As I recall the 5Ds/sr have additional mirror dampening and possibly a more precise focussing screen placement due to the higher resolution than the 5DmkIII, which is the closest model I can find a youtube video of.

A search of the forums brings up only one reference to someone having done it, but I was wondering of there were any other success or horror stories out there?

Thanks,

K


----------



## Mt Spokane Photography (Nov 6, 2017)

Canon sells various thicknesses of focusing screen shims that allow for adjustment of the screen to be in perfect focus when the lens is focused on the sensor. You can replace the screen and see first if it is fine. There may be a shim already in place, I'd first try it with the shim if that is the case.


----------



## eli452 (Nov 6, 2017)

Look up http://www.focusingscreen.com/
I bought one for 7D mk I (which do not have a user replaceable focusing screen. Used his instruction and did it with ease.

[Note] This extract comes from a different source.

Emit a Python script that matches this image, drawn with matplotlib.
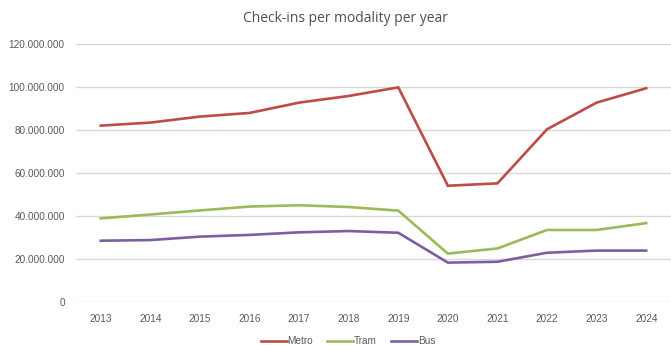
import matplotlib
matplotlib.use("Agg")
import matplotlib.pyplot as plt
from matplotlib.ticker import FuncFormatter, MultipleLocator

years = ["2013", "2014", "2015", "2016", "2017", "2018", "2019", "2020", "2021", "2022", "2023", "2024"]
metro = [82.0, 83.4, 86.2, 87.9, 92.7, 95.8, 99.8, 54.0, 55.1, 80.3, 92.7, 99.4]
tram = [38.8, 40.6, 42.5, 44.3, 44.9, 44.1, 42.4, 22.4, 24.8, 33.4, 33.4, 36.6]
bus = [28.4, 28.7, 30.3, 31.1, 32.3, 32.9, 32.1, 18.2, 18.6, 22.8, 23.8, 23.8]
series = [("Metro", metro, "#BE4B48"), ("Tram", tram, "#9BBB59"), ("Bus", bus, "#7D5FA0")]

plt.rcParams['font.family'] = ['Liberation Sans', 'DejaVu Sans']

fig = plt.figure(figsize=(6.71, 3.45), dpi=100)
ax = fig.add_axes([76/671, 43.3/345, (671-76)/671, 257.7/345])

x = list(range(len(years)))
for name, vals, col in series:
    ax.plot(x, [v * 1e6 for v in vals], color=col, lw=1.9, label=name, solid_joinstyle='miter')

ax.set_xlim(-0.5, len(years) - 0.5)
ax.set_ylim(0, 120e6)
ax.yaxis.set_major_locator(MultipleLocator(20e6))
ax.yaxis.set_major_formatter(FuncFormatter(lambda v, p: f"{int(v):,}".replace(",", ".")))
ax.set_xticks(x)
ax.set_xticklabels(years)
ax.grid(axis='y', color='#d9d9d9', lw=1)
ax.set_axisbelow(True)
for s in ax.spines.values():
    s.set_visible(False)
ax.tick_params(axis='both', length=0, labelsize=7.2, colors='#595959')
ax.tick_params(axis='y', pad=8)
ax.tick_params(axis='x', pad=9)

fig.text(345/671, 1 - 18/345, "Check-ins per modality per year", ha='center', va='center',
         fontsize=10, color='#505050', family=['Open Sans', 'DejaVu Sans'])

leg = fig.legend(loc='center', bbox_to_anchor=(348/671, 1 - 341/345), ncol=3, frameon=False,
                 fontsize=7.2, handlelength=2.6, handletextpad=0.1, columnspacing=1.4)
for t in leg.get_texts():
    t.set_color('#595959')

fig.savefig("out.png", dpi=100)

Found the reference to the site on Zeiss web site.


----------



## Mt Spokane Photography (Nov 6, 2017)

While this is for the original 5D, its a lot more complex than a seller of focus screens would like you to know. After all, they would not sell many if buyers had to follow the correct process.


----------



## longtallkarl (Nov 6, 2017)

Thanks Mt Spokane and Eli!

I was looking at focusingscreen earlier, but didn't notice the installation instruction link. (duh...)

K


----------